GIVEN INSTRUCTION: Repeat the whole of the data, keeping every detail the same.

DATASET EXTRACT:
--- BEGIN ---
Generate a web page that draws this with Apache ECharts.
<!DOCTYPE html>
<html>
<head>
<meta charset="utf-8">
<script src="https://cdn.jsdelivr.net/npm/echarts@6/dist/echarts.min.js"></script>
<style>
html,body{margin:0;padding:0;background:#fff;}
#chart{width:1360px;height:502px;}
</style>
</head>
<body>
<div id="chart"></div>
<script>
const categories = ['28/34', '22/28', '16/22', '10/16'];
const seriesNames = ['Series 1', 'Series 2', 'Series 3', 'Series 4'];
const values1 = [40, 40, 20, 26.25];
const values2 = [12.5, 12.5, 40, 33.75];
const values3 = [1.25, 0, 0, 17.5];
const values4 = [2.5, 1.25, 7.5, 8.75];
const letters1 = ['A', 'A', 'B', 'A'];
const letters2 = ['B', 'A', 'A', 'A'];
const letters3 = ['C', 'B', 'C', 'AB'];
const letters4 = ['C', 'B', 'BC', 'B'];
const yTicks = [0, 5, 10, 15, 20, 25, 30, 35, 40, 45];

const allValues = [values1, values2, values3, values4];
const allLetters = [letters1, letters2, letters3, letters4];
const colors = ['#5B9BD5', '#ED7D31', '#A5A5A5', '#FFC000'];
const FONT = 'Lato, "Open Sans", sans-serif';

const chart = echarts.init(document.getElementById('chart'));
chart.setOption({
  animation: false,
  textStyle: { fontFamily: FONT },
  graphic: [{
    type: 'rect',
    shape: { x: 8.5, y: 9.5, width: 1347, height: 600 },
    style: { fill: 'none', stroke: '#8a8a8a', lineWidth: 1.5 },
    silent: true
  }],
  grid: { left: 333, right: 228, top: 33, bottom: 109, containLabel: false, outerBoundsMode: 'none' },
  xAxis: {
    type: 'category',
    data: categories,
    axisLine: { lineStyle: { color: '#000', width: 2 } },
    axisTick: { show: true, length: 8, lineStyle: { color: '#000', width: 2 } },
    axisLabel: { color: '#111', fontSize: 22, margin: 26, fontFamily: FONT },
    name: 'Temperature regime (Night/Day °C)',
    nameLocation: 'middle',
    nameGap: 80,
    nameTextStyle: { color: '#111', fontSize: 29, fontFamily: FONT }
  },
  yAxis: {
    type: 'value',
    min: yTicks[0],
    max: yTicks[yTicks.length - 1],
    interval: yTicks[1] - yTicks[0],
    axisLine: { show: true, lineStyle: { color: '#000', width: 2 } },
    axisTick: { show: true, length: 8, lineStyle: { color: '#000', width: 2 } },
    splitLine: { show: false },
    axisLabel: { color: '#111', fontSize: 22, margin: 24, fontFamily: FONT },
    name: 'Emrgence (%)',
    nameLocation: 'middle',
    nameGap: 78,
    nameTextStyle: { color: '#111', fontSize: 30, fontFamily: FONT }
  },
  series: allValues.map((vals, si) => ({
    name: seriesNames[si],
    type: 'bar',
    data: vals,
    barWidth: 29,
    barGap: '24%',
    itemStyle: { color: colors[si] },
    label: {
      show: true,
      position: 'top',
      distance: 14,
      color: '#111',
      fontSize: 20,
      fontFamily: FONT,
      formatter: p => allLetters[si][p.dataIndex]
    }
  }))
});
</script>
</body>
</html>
--- END ---
OUTPUT OF THE TASK:
Generate a web page that draws this with Apache ECharts.
<!DOCTYPE html>
<html>
<head>
<meta charset="utf-8">
<script src="https://cdn.jsdelivr.net/npm/echarts@6/dist/echarts.min.js"></script>
<style>
html,body{margin:0;padding:0;background:#fff;}
#chart{width:1360px;height:502px;}
</style>
</head>
<body>
<div id="chart"></div>
<script>
const categories = ['28/34', '22/28', '16/22', '10/16'];
const seriesNames = ['Series 1', 'Series 2', 'Series 3', 'Series 4'];
const values1 = [40, 40, 20, 26.25];
const values2 = [12.5, 12.5, 40, 33.75];
const values3 = [1.25, 0, 0, 17.5];
const values4 = [2.5, 1.25, 7.5, 8.75];
const letters1 = ['A', 'A', 'B', 'A'];
const letters2 = ['B', 'A', 'A', 'A'];
const letters3 = ['C', 'B', 'C', 'AB'];
const letters4 = ['C', 'B', 'BC', 'B'];
const yTicks = [0, 5, 10, 15, 20, 25, 30, 35, 40, 45];

const allValues = [values1, values2, values3, values4];
const allLetters = [letters1, letters2, letters3, letters4];
const colors = ['#5B9BD5', '#ED7D31', '#A5A5A5', '#FFC000'];
const FONT = 'Lato, "Open Sans", sans-serif';

const chart = echarts.init(document.getElementById('chart'));
chart.setOption({
  animation: false,
  textStyle: { fontFamily: FONT },
  graphic: [{
    type: 'rect',
    shape: { x: 8.5, y: 9.5, width: 1347, height: 600 },
    style: { fill: 'none', stroke: '#8a8a8a', lineWidth: 1.5 },
    silent: true
  }],
  grid: { left: 333, right: 228, top: 33, bottom: 109, containLabel: false, outerBoundsMode: 'none' },
  xAxis: {
    type: 'category',
    data: categories,
    axisLine: { lineStyle: { color: '#000', width: 2 } },
    axisTick: { show: true, length: 8, lineStyle: { color: '#000', width: 2 } },
    axisLabel: { color: '#111', fontSize: 22, margin: 26, fontFamily: FONT },
    name: 'Temperature regime (Night/Day °C)',
    nameLocation: 'middle',
    nameGap: 80,
    nameTextStyle: { color: '#111', fontSize: 29, fontFamily: FONT }
  },
  yAxis: {
    type: 'value',
    min: yTicks[0],
    max: yTicks[yTicks.length - 1],
    interval: yTicks[1] - yTicks[0],
    axisLine: { show: true, lineStyle: { color: '#000', width: 2 } },
    axisTick: { show: true, length: 8, lineStyle: { color: '#000', width: 2 } },
    splitLine: { show: false },
    axisLabel: { color: '#111', fontSize: 22, margin: 24, fontFamily: FONT },
    name: 'Emrgence (%)',
    nameLocation: 'middle',
    nameGap: 78,
    nameTextStyle: { color: '#111', fontSize: 30, fontFamily: FONT }
  },
  series: allValues.map((vals, si) => ({
    name: seriesNames[si],
    type: 'bar',
    data: vals,
    barWidth: 29,
    barGap: '24%',
    itemStyle: { color: colors[si] },
    label: {
      show: true,
      position: 'top',
      distance: 14,
      color: '#111',
      fontSize: 20,
      fontFamily: FONT,
      formatter: p => allLetters[si][p.dataIndex]
    }
  }))
});
</script>
</body>
</html>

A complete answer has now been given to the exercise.